The need for a paradigm shift in order to progress towards sustainable development in cities is highlighted by Dr. Patrizia Lombardi. She focuses her analysis on the relations between cities and climate change, and the concept of the post-carbon city which has recently emerged as a concept emphasising the process of transformation, a shift in paradigm that is necessary to respond to the multiple challenges of climate change, ecosystem degradation, social inequity and economic pressures.
At the moment cities consume 75% of natural resources and about 67-76% of energy. In Europe, the finding is even more important (IEA, 2008). Moreover, considering energy vulnerability, the availability and price of energy is particularly crucial for cities which import all of their primary energy. Furthermore, cities are responsible for the majority of the world’s greenhouse gas emissions (71-76%).

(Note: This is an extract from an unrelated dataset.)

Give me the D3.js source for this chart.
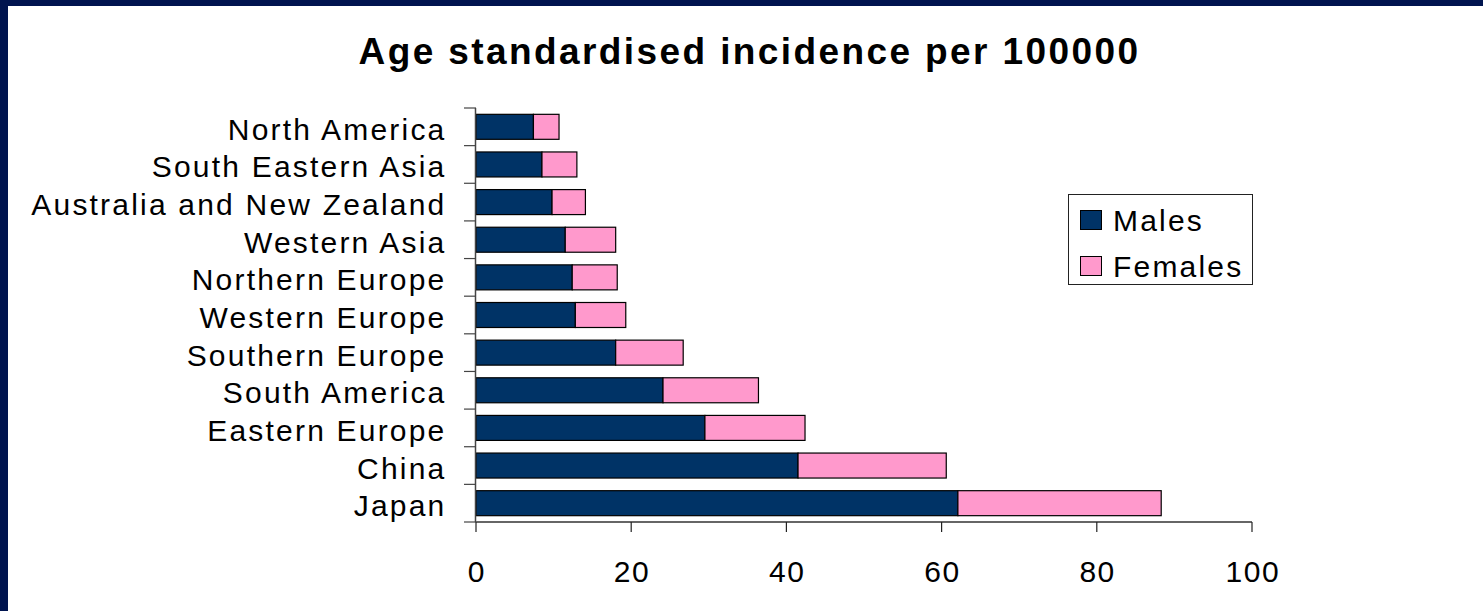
<!DOCTYPE html>
<html>
<head>
<meta charset="utf-8">
<script src="https://cdn.jsdelivr.net/npm/d3@7"></script>
<style>
  html, body { margin: 0; padding: 0; background: #ffffff; }
  svg { display: block; }
  text { font-family: "Liberation Sans", Arial, sans-serif; fill: #000; }
</style>
</head>
<body>
<svg id="chart" width="1483" height="611"></svg>
<script>
// ---- Data ----
const categories = ["North America", "South Eastern Asia", "Australia and New Zealand", "Western Asia",
  "Northern Europe", "Western Europe", "Southern Europe", "South America", "Eastern Europe", "China", "Japan"];
const males   = [7.4, 8.5, 9.8, 11.5, 12.4, 12.8, 18.0, 24.1, 29.5, 41.5, 62.1];
const females = [3.3, 4.5, 4.3, 6.5, 5.8, 6.5, 8.7, 12.3, 12.9, 19.1, 26.2];
const seriesNames = ["Males", "Females"];
const xTicks = [0, 20, 40, 60, 80, 100];
const titleText = "Age standardised incidence per 100000";

const colors = { Males: "#003366", Females: "#FF99CC" };

const svg = d3.select("#chart");
const W = 1483, H = 611;

// frame: navy band top and left
svg.append("rect").attr("x", 0).attr("y", 0).attr("width", W).attr("height", H).attr("fill", "#00144F");
svg.append("rect").attr("x", 8).attr("y", 6).attr("width", W - 8).attr("height", H - 6).attr("fill", "#ffffff");

const x = d3.scaleLinear().domain([0, 100]).range([476, 1252]);
const y = d3.scaleBand().domain(categories).range([108, 522]).paddingInner(0.336).paddingOuter(0.168);

const rows = categories.map((c, i) => ({ cat: c, Males: males[i], Females: females[i] }));
const stack = d3.stack().keys(seriesNames)(rows);

// bars
const g = svg.append("g");
stack.forEach(layer => {
  g.selectAll(null).data(layer).enter().append("rect")
    .attr("x", d => x(d[0]))
    .attr("y", d => y(d.data.cat))
    .attr("width", d => x(d[1]) - x(d[0]))
    .attr("height", y.bandwidth())
    .attr("fill", colors[layer.key])
    .attr("stroke", "#000")
    .attr("stroke-width", 1.2);
});

// y axis line and ticks at band boundaries
const step = y.step();
const off = step * y.paddingInner() / 2;
const boundaries = categories.map(c => y(c) - off).concat([y(categories[categories.length - 1]) - off + step]);
svg.append("line").attr("x1", x(0) - 0.5).attr("x2", x(0) - 0.5)
  .attr("y1", boundaries[0]).attr("y2", boundaries[boundaries.length - 1])
  .attr("stroke", "#444").attr("stroke-width", 1.5);
svg.selectAll(null).data(boundaries).enter().append("line")
  .attr("x1", x(0) - 12).attr("x2", x(0))
  .attr("y1", d => d).attr("y2", d => d)
  .attr("stroke", "#444").attr("stroke-width", 1.2);

// category labels
svg.selectAll(null).data(categories).enter().append("text")
  .attr("x", 446.5)
  .attr("y", d => y(d) + y.bandwidth() / 2 + 13)
  .attr("text-anchor", "end")
  .attr("font-size", 30)
  .attr("letter-spacing", 2.2)
  .text(d => d);

// x axis
const xAxisY = boundaries[boundaries.length - 1];
svg.append("line").attr("x1", x(0)).attr("x2", x(100))
  .attr("y1", xAxisY).attr("y2", xAxisY)
  .attr("stroke", "#666").attr("stroke-width", 2);
svg.selectAll(null).data(xTicks).enter().append("line")
  .attr("x1", d => x(d)).attr("x2", d => x(d))
  .attr("y1", xAxisY).attr("y2", xAxisY + 10)
  .attr("stroke", "#222").attr("stroke-width", 1.2);
svg.selectAll(null).data(xTicks).enter().append("text")
  .attr("x", d => x(d) + 0.8)
  .attr("y", 582)
  .attr("text-anchor", "middle")
  .attr("font-size", 30)
  .attr("letter-spacing", 1.5)
  .text(d => d);

// title
svg.append("text")
  .attr("x", 749.5).attr("y", 64)
  .attr("text-anchor", "middle")
  .attr("font-size", 37)
  .attr("font-weight", "bold")
  .attr("letter-spacing", 2.4)
  .text(titleText);

// legend
const lg = svg.append("g");
lg.append("rect").attr("x", 1068.5).attr("y", 194.5).attr("width", 184).attr("height", 90)
  .attr("fill", "#fff").attr("stroke", "#222").attr("stroke-width", 1);
seriesNames.forEach((s, i) => {
  const yy = 210 + i * 46;
  lg.append("rect").attr("x", 1080.5).attr("y", yy + 0.5).attr("width", 21).attr("height", 19)
    .attr("fill", colors[s]).attr("stroke", "#000").attr("stroke-width", 1);
  lg.append("text").attr("x", 1113).attr("y", yy + 20.5)
    .attr("font-size", 30).attr("letter-spacing", 2.2).text(s);
});
</script>
</body>
</html>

Although sustainable development and climate change have been debated for more than three decades, still a consensus is far away (Adams, 2008). The debate has certainly stimulated carbon reduction policies, leading to a relative decoupling in some industries, but these again were offset by ever continuing growth. Both in terms of availability of renewable resources and in terms of the environmental impacts of our consumption and production, we are pushing beyond the limits, leading to acceleration of extinction rates, ocean acidification, loss of clean potable water and so on (Rockstrom et al., 2009, Loorbach, 2014).
I want to highlight the need for a paradigm shift in order to progress towards sustainable development in cities. The discussion focuses on the relations between cities and climate change, and the concept of the post-carbon city, which has recently emerged as a concept as it emphasises the process of transformation, a shift in paradigm that is necessary to respond to the multiple challenges of climate change, ecosystem degradation, social inequity and economic pressures.
Cities are here understood not only as local authorities but also as complex, adaptive, social-ecological systems, including local ecosystem of inhabitants, companies, public utilities and local governments.I argue that resilient thinking approaches are more appropriate than current efficiency ones for supporting decisions towards post carbon city. Taking a resilient approach is critical to build redundancy into a certain interpretative model, as it comes with the classical adaptive cycle, encouraging us to look at the whole figure – reorganisation, conservation, release, exploitation – of the system. This argument is supported by literature review and case studies analysis derived from European projects.
Prof. Dr. Patrizia Lombardi (PhD, Msc, BA/MA) is Full Professor of Urban Planning Evaluation and Project Appraisal, and Head of the Interuniversity Department of Regional and Urban Studies and Planning of Politecnico and Università di Torino (DIST). She is an established figure in the field of evaluating smart and sustainable urban development, publishing widely in the subject area and coordinating, or serving as lead partner, in several pan-European projects related to sustainable built environment, smart cities, post carbon society and cultural heritage, including Bequest, Intercity Infelicities, ISAAC, Surprise, Perfection, Milesecure-2050, Dimmer and Pocacito.
Dr. Lombardi is Scientific Coordinator for Politecnico of Turin of the UNESCO Masters in “World Heritage and Cultural Projects for Development” managed by the Turin School of Development of the International Labour Organization (ILO). She also received an award from the Alumni of Salford University of the Great Manchester for her achievements (2012).